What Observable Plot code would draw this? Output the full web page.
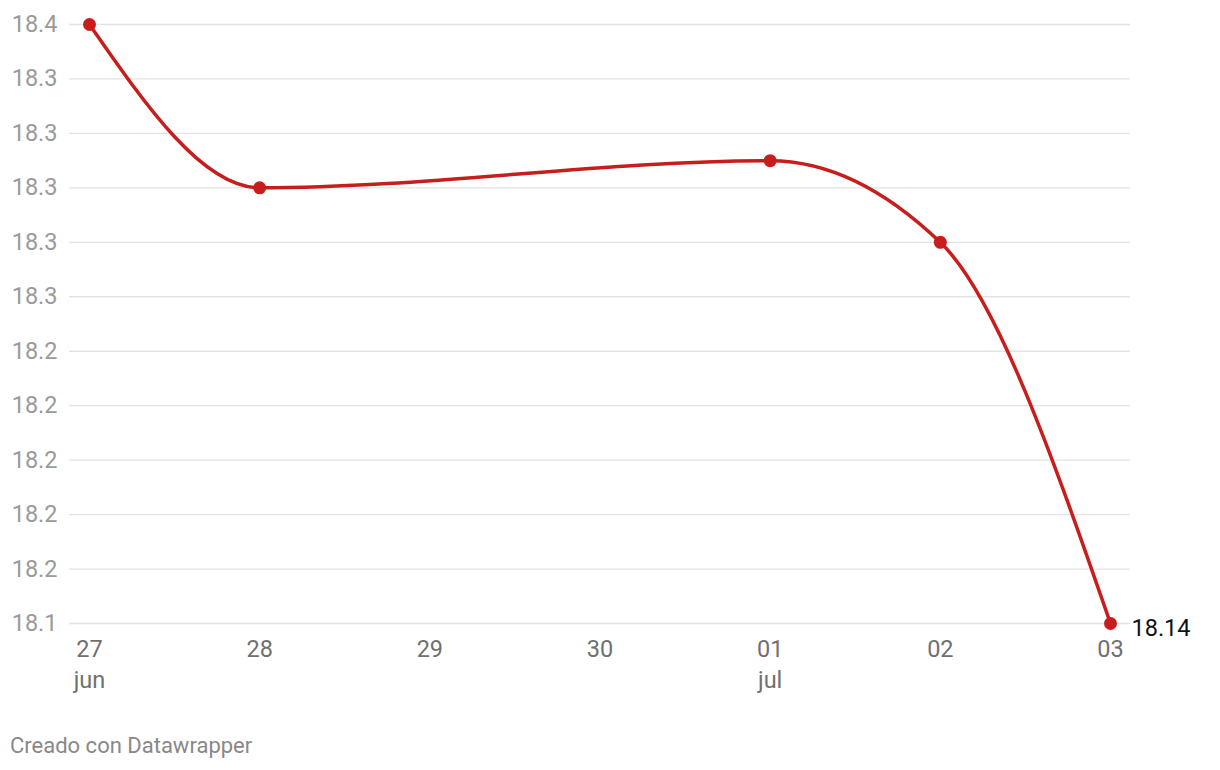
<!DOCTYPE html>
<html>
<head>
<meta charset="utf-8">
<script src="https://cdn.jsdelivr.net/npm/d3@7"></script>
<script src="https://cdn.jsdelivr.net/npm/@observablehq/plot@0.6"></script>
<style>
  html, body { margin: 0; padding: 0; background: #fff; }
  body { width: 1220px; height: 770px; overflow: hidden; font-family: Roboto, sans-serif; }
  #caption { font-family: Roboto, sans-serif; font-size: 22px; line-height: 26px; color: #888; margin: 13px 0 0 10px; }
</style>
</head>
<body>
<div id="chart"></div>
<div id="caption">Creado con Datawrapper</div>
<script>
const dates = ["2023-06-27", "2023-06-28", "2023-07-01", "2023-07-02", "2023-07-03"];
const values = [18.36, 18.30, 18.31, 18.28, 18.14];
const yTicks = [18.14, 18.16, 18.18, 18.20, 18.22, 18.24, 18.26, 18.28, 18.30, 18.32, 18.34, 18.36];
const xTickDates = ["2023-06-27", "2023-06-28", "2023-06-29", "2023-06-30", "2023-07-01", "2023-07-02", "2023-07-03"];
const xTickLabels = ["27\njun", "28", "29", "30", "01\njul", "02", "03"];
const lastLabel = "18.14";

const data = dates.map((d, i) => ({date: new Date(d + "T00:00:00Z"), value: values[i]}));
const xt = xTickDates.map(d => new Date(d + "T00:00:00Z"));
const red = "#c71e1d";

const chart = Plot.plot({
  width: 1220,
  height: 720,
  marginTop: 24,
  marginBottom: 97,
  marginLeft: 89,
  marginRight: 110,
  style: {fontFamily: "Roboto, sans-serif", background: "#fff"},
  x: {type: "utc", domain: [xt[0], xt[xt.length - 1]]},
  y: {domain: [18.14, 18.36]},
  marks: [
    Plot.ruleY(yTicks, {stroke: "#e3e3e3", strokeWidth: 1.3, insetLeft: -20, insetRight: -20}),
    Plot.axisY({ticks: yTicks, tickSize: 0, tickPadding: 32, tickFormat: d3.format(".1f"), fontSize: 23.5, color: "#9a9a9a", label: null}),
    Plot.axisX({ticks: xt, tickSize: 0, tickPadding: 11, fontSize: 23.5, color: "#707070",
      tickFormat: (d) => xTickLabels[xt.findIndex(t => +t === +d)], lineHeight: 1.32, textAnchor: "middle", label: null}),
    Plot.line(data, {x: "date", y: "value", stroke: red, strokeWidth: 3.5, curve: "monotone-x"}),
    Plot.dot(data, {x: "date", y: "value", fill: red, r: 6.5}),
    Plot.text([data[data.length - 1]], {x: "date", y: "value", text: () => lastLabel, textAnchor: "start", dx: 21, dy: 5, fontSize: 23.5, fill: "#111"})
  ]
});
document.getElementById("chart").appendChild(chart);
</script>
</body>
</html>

•••••

● **Problem requirements**
Transcribe the listing in full and omit the pictures.

● **Completed exercise**
What Observable Plot code would draw this? Output the full web page.
<!DOCTYPE html>
<html>
<head>
<meta charset="utf-8">
<script src="https://cdn.jsdelivr.net/npm/d3@7"></script>
<script src="https://cdn.jsdelivr.net/npm/@observablehq/plot@0.6"></script>
<style>
  html, body { margin: 0; padding: 0; background: #fff; }
  body { width: 1220px; height: 770px; overflow: hidden; font-family: Roboto, sans-serif; }
  #caption { font-family: Roboto, sans-serif; font-size: 22px; line-height: 26px; color: #888; margin: 13px 0 0 10px; }
</style>
</head>
<body>
<div id="chart"></div>
<div id="caption">Creado con Datawrapper</div>
<script>
const dates = ["2023-06-27", "2023-06-28", "2023-07-01", "2023-07-02", "2023-07-03"];
const values = [18.36, 18.30, 18.31, 18.28, 18.14];
const yTicks = [18.14, 18.16, 18.18, 18.20, 18.22, 18.24, 18.26, 18.28, 18.30, 18.32, 18.34, 18.36];
const xTickDates = ["2023-06-27", "2023-06-28", "2023-06-29", "2023-06-30", "2023-07-01", "2023-07-02", "2023-07-03"];
const xTickLabels = ["27\njun", "28", "29", "30", "01\njul", "02", "03"];
const lastLabel = "18.14";

const data = dates.map((d, i) => ({date: new Date(d + "T00:00:00Z"), value: values[i]}));
const xt = xTickDates.map(d => new Date(d + "T00:00:00Z"));
const red = "#c71e1d";

const chart = Plot.plot({
  width: 1220,
  height: 720,
  marginTop: 24,
  marginBottom: 97,
  marginLeft: 89,
  marginRight: 110,
  style: {fontFamily: "Roboto, sans-serif", background: "#fff"},
  x: {type: "utc", domain: [xt[0], xt[xt.length - 1]]},
  y: {domain: [18.14, 18.36]},
  marks: [
    Plot.ruleY(yTicks, {stroke: "#e3e3e3", strokeWidth: 1.3, insetLeft: -20, insetRight: -20}),
    Plot.axisY({ticks: yTicks, tickSize: 0, tickPadding: 32, tickFormat: d3.format(".1f"), fontSize: 23.5, color: "#9a9a9a", label: null}),
    Plot.axisX({ticks: xt, tickSize: 0, tickPadding: 11, fontSize: 23.5, color: "#707070",
      tickFormat: (d) => xTickLabels[xt.findIndex(t => +t === +d)], lineHeight: 1.32, textAnchor: "middle", label: null}),
    Plot.line(data, {x: "date", y: "value", stroke: red, strokeWidth: 3.5, curve: "monotone-x"}),
    Plot.dot(data, {x: "date", y: "value", fill: red, r: 6.5}),
    Plot.text([data[data.length - 1]], {x: "date", y: "value", text: () => lastLabel, textAnchor: "start", dx: 21, dy: 5, fontSize: 23.5, fill: "#111"})
  ]
});
document.getElementById("chart").appendChild(chart);
</script>
</body>
</html>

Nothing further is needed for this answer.